PROBLEM STATEMENT
Don't include pictures. Quote the lines below from the first through the line that contains "43, 44, 44]".

########

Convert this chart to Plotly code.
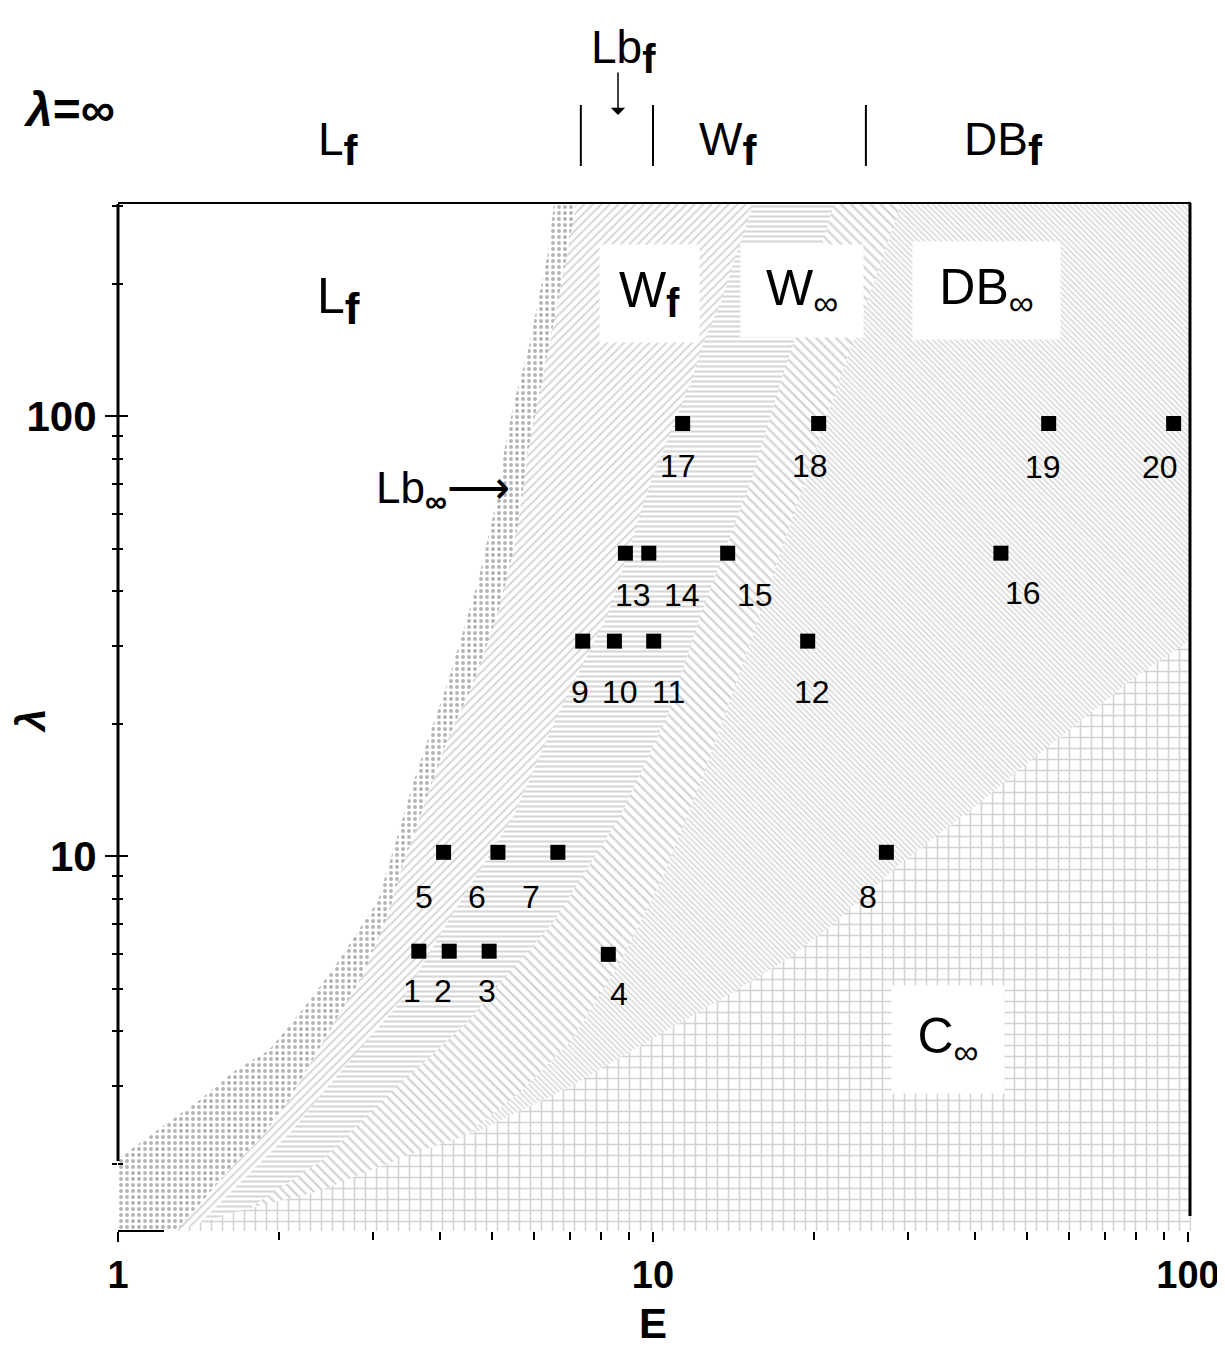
import numpy as np
import plotly.graph_objects as go

# ---------------- data ----------------
point_id = [str(i) for i in range(1, 21)]
point_E = [3.65, 4.16, 4.94, 8.25, 4.06, 5.13, 6.64, 27.3, 7.39, 8.47,
           10.03, 19.46, 8.88, 9.82, 13.79, 44.7, 11.36, 20.4, 54.9, 94.0]
point_lam = [6.08, 6.08, 6.08, 5.98, 10.2, 10.2, 10.2, 10.2, 30.8, 30.8,
             30.8, 30.8, 48.8, 48.8, 48.8, 48.8, 96.2, 96.2, 96.2, 96.2]
label_dx = [-7, -6, -2, 11, -20, -21, -27, -18, -3, 6, 15, 4, 8, 33, 27, 22, -5, -9, -6, -14]
label_dy = [40, 40, 40, 40, 45, 45, 45, 45, 51, 51, 51, 51, 42, 42, 42, 40, 43, 43, 44, 44]

# regime boundaries (E, lambda), top to bottom
lbinf_left_E = [6.53, 6.37, 6.10, 5.84, 5.50, 5.27, 5.15, 4.71, 4.14, 3.57, 3.38, 3.06, 2.81,
                2.53, 2.20, 1.91, 1.65, 1.41, 1.20, 1.09, 1.0]
lbinf_left_L = [303, 237, 182, 140.5, 108, 83.2, 67.6, 42.2, 25.0, 14.8, 11.8, 7.91, 6.76,
                5.56, 4.44, 3.61, 3.25, 2.77, 2.41, 2.21, 2.05]
lbinf_right_E = [7.18, 6.93, 6.64, 6.37, 6.10, 5.84, 5.71, 5.50, 5.13, 4.63, 4.07, 3.68, 3.38,
                 3.20, 2.85, 2.61, 2.40, 2.08, 1.83, 1.65, 1.49, 1.35, 1.29]
lbinf_right_L = [303, 237, 182, 140.5, 108, 83.2, 67.6, 50.1, 35.5, 25.0, 17.6, 12.4, 9.25,
                 7.38, 5.28, 4.44, 3.74, 2.77, 2.25, 1.99, 1.73, 1.50, 1.41]
wf_right_E = [15.38, 13.40, 12.45, 11.78, 10.81, 9.91, 8.24, 6.64, 5.50, 4.14, 3.38, 2.61, 2.11, 1.70, 1.40]
wf_right_L = [303, 182, 148, 120, 92.4, 71.1, 35.5, 21.0, 12.4, 7.11, 4.68, 3.25, 2.37, 1.82, 1.44]
winf_right_E = [21.79, 18.35, 17.35, 15.25, 12.30, 10.67, 8.71, 6.53, 4.51, 3.64, 3.10, 2.40, 1.85, 1.52]
winf_right_L = [303, 148, 120, 71.1, 35.5, 21.0, 12.4, 7.11, 4.22, 3.30, 2.77, 2.03, 1.65, 1.41]
mid_right_E = [29.1, 21.6, 18.1, 15.25, 12.30, 10.35, 8.71, 7.03, 5.67, 4.57, 3.38]
mid_right_L = [303, 108, 57.6, 30.8, 14.8, 8.78, 5.77, 3.80, 2.92, 2.37, 1.41]
cinf_top_E = [101.5, 79.3, 65.9, 48.7, 40.5, 33.5, 28.2, 21.5, 17.6, 13.8, 10.8, 6.93, 4.71,
              3.53, 2.36, 1.68, 1.31]
cinf_top_L = [31.1, 25.4, 21.2, 15.8, 13.1, 11.0, 9.33, 6.93, 5.77, 4.83, 4.06, 2.97, 2.37,
              2.10, 1.73, 1.56, 1.42]

# lambda = infinity boundaries (top strip)
top_div_E = [7.33, 10.0, 25.0]

# ---------------- layout constants ----------------
OFF = 7                      # page body offset of the browser
W, H = 1225 - OFF, 1355 - OFF
PL, PR, PT, PB = 117, 1190, 203, 1230   # plot box in screen pixels
PW, PH = PR - PL, PB - PT
L_M, T_M = PL - OFF, PT - OFF
R_M, B_M = W - (PR - OFF), H - (PB - OFF)
XR = [0.0, 2.0056]
YR = [0.148, 2.482]
XLO, XHI, YLO, YHI = 0.95, 110.0, 1.35, 320.0

FONT = "Liberation Sans"


def px(xp):
    return (xp - PL) / PW


def py(yp):
    return (PB - yp) / PH


fig = go.Figure()


def region(E, Lam, shape, fg, size, sol, left_corner=False):
    xs = [E[0]] + list(E)
    ys = [YHI] + list(Lam)
    if left_corner:
        xs += [XLO, XLO]
        ys += [Lam[-1], YLO]
    else:
        xs += [E[-1]]
        ys += [YLO]
    xs += [XHI, XHI]
    ys += [YLO, YHI]
    fig.add_trace(go.Scatter(
        x=xs, y=ys, mode="lines", fill="toself", line=dict(width=0),
        fillcolor="white", hoverinfo="skip", showlegend=False,
        fillpattern=dict(shape=shape, fgcolor=fg, bgcolor="white", size=size,
                         solidity=sol, fillmode="replace")))


# L_b,inf (crosses)
region(lbinf_left_E, lbinf_left_L, ".", "#b4b4b4", 6, 0.33, left_corner=True)
# W_f ("/")
region(lbinf_right_E, lbinf_right_L, "/", "#d2d2d2", 6, 0.3)
# W_inf (horizontal)
region(wf_right_E, wf_right_L, "-", "#d6d6d6", 5, 0.42)
# transition ("\\" medium)
region(winf_right_E, winf_right_L, "\\", "#d2d2d2", 7, 0.32)
# DB_inf (fine "\\")
region(mid_right_E, mid_right_L, "\\", "#d8d8d8", 4, 0.38)

# C_inf bricks
bx = [XHI] + list(cinf_top_E) + [cinf_top_E[-1], XHI]
by = [cinf_top_L[0]] + list(cinf_top_L) + [YLO, YLO]
fig.add_trace(go.Scatter(
    x=bx, y=by, mode="lines", fill="toself", line=dict(width=0), fillcolor="white",
    hoverinfo="skip", showlegend=False,
    fillpattern=dict(shape="+", fgcolor="#d2d2d2", bgcolor="white", size=11,
                     solidity=0.26, fillmode="replace")))

# data points
fig.add_trace(go.Scatter(
    x=point_E, y=point_lam, mode="markers",
    marker=dict(symbol="square", size=15, color="black", line=dict(width=0)),
    hoverinfo="skip", showlegend=False))

# dummy traces for overlay axes
fig.add_trace(go.Scatter(x=[None], y=[None], yaxis="y2", showlegend=False, hoverinfo="skip"))
fig.add_trace(go.Scatter(x=[None], y=[None], xaxis="x2", showlegend=False, hoverinfo="skip"))

ann = []
for pid, e, lam, dx, dy in zip(point_id, point_E, point_lam, label_dx, label_dy):
    ann.append(dict(x=np.log10(e), y=np.log10(lam), xref="x", yref="y", text=pid,
                    showarrow=False, xshift=dx, yshift=-dy,
                    font=dict(family=FONT, size=32, color="black")))


def lab(text, xp, yp, size, box=None, bold=False, angle=0, family=FONT):
    d = dict(x=px(xp), y=py(yp), xref="paper", yref="paper", text=text, showarrow=False,
             xanchor="center", yanchor="middle", textangle=angle,
             font=dict(family=family, size=size, color="black", weight="bold" if bold else "normal"))
    if box:
        d.update(bgcolor="white", width=box[0], height=box[1])
    return d


def bigf(sz):
    return "<sub><span style='font-size:%dpx'><b>f</b></span></sub>" % sz


# labels inside the plot
ann.append(lab("L" + bigf(44), 337, 300, 50))
ann.append(lab("W" + bigf(40), 648, 292, 50, box=(97, 95)))
ann.append(lab("W<sub>∞</sub>", 801, 290, 50, box=(120, 90)))
ann.append(lab("DB<sub>∞</sub>", 985, 290, 50, box=(145, 95)))
ann.append(lab("C<sub>∞</sub>", 947, 1038, 50, box=(110, 105)))
ann.append(lab("Lb<sub><b>∞</b></sub>⟶", 442, 490, 44))

# labels above the plot (lambda = infinity)
ann.append(lab("<i>λ</i>=∞", 68, 108, 48, bold=True))
ann.append(lab("L" + bigf(42), 337, 142, 46))
ann.append(lab("W" + bigf(42), 727, 142, 46))
ann.append(lab("DB" + bigf(42), 1002, 142, 46))
ann.append(lab("Lb" + bigf(40), 622, 50, 46))
ann.append(dict(x=px(617), y=py(114), xref="paper", yref="paper", text="", showarrow=True,
                ax=0, ay=-44, axref="pixel", ayref="pixel", arrowhead=1, arrowsize=1.6,
                arrowwidth=1.5, arrowcolor="black"))

# axis titles
ann.append(lab("E", 652, 1322, 42, bold=True))
ann.append(lab("<i>λ</i>", 30, 720, 40, bold=True, angle=-90))

shapes = []
for e in top_div_E:
    xx = np.log10(e) / XR[1]
    shapes.append(dict(type="line", xref="paper", yref="paper", x0=xx, x1=xx,
                       y0=py(165), y1=py(104), line=dict(color="black", width=2)))
# frame pieces: left axis line (down to lambda=2), right border, short bottom piece
shapes.append(dict(type="line", xref="paper", yref="paper", x0=0, x1=0,
                   y0=py(1160), y1=1, line=dict(color="black", width=3), layer="above"))
shapes.append(dict(type="line", xref="paper", yref="paper", x0=px(1189), x1=px(1189),
                   y0=py(1215), y1=py(202), line=dict(color="black", width=3), layer="above"))
shapes.append(dict(type="line", xref="paper", yref="paper", x0=0, x1=px(163),
                   y0=0, y1=0, line=dict(color="black", width=2), layer="above"))

x_minor = [2, 3, 4, 5, 6, 7, 8, 9, 20, 30, 40, 50, 60, 70, 80, 90]
y_minor = [2, 3, 4, 5, 6, 7, 8, 9, 20, 30, 40, 50, 60, 70, 80, 90, 200, 300]

fig.update_layout(
    width=W, height=H, margin=dict(l=L_M, r=R_M, t=T_M, b=B_M, autoexpand=False),
    paper_bgcolor="white", plot_bgcolor="white", showlegend=False,
    annotations=ann, shapes=shapes,
    xaxis=dict(type="log", range=XR, showgrid=False, zeroline=False, showline=False,
               automargin=False,
               ticks="outside", ticklen=10, tickwidth=2, tickcolor="black",
               tickvals=[1, 10, 100], ticktext=["1", "10", "100"],
               tickfont=dict(family=FONT, size=38, color="black", weight="bold"),
               minor=dict(tickvals=x_minor, ticks="outside", ticklen=8, tickwidth=2,
                          tickcolor="black", showgrid=False)),
    xaxis2=dict(type="log", range=XR, overlaying="x", side="top", showline=True,
                linecolor="black", linewidth=2, showgrid=False, zeroline=False,
                automargin=False, ticks="", showticklabels=False),
    yaxis=dict(type="log", range=YR, showgrid=False, zeroline=False, showline=False,
               automargin=False,
               ticks="outside", ticklen=12, tickwidth=2, tickcolor="black",
               tickvals=[10, 100], ticktext=["10", "100"],
               tickfont=dict(family=FONT, size=42, color="black", weight="bold"),
               minor=dict(tickvals=y_minor, ticks="outside", ticklen=5, tickwidth=2,
                          tickcolor="black", showgrid=False)),
    yaxis2=dict(type="log", range=YR, overlaying="y", side="left", showline=False,
                showgrid=False, zeroline=False, showticklabels=False, automargin=False,
                ticks="inside", ticklen=10, tickwidth=2, tickcolor="black",
                tickvals=[10, 100],
                minor=dict(tickvals=y_minor, ticks="inside", ticklen=5, tickwidth=2,
                           tickcolor="black", showgrid=False)),
)

fig.write_html("out.html")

########

OUTPUT OF THE TASK
Convert this chart to Plotly code.
import numpy as np
import plotly.graph_objects as go

# ---------------- data ----------------
point_id = [str(i) for i in range(1, 21)]
point_E = [3.65, 4.16, 4.94, 8.25, 4.06, 5.13, 6.64, 27.3, 7.39, 8.47,
           10.03, 19.46, 8.88, 9.82, 13.79, 44.7, 11.36, 20.4, 54.9, 94.0]
point_lam = [6.08, 6.08, 6.08, 5.98, 10.2, 10.2, 10.2, 10.2, 30.8, 30.8,
             30.8, 30.8, 48.8, 48.8, 48.8, 48.8, 96.2, 96.2, 96.2, 96.2]
label_dx = [-7, -6, -2, 11, -20, -21, -27, -18, -3, 6, 15, 4, 8, 33, 27, 22, -5, -9, -6, -14]
label_dy = [40, 40, 40, 40, 45, 45, 45, 45, 51, 51, 51, 51, 42, 42, 42, 40, 43, 43, 44, 44]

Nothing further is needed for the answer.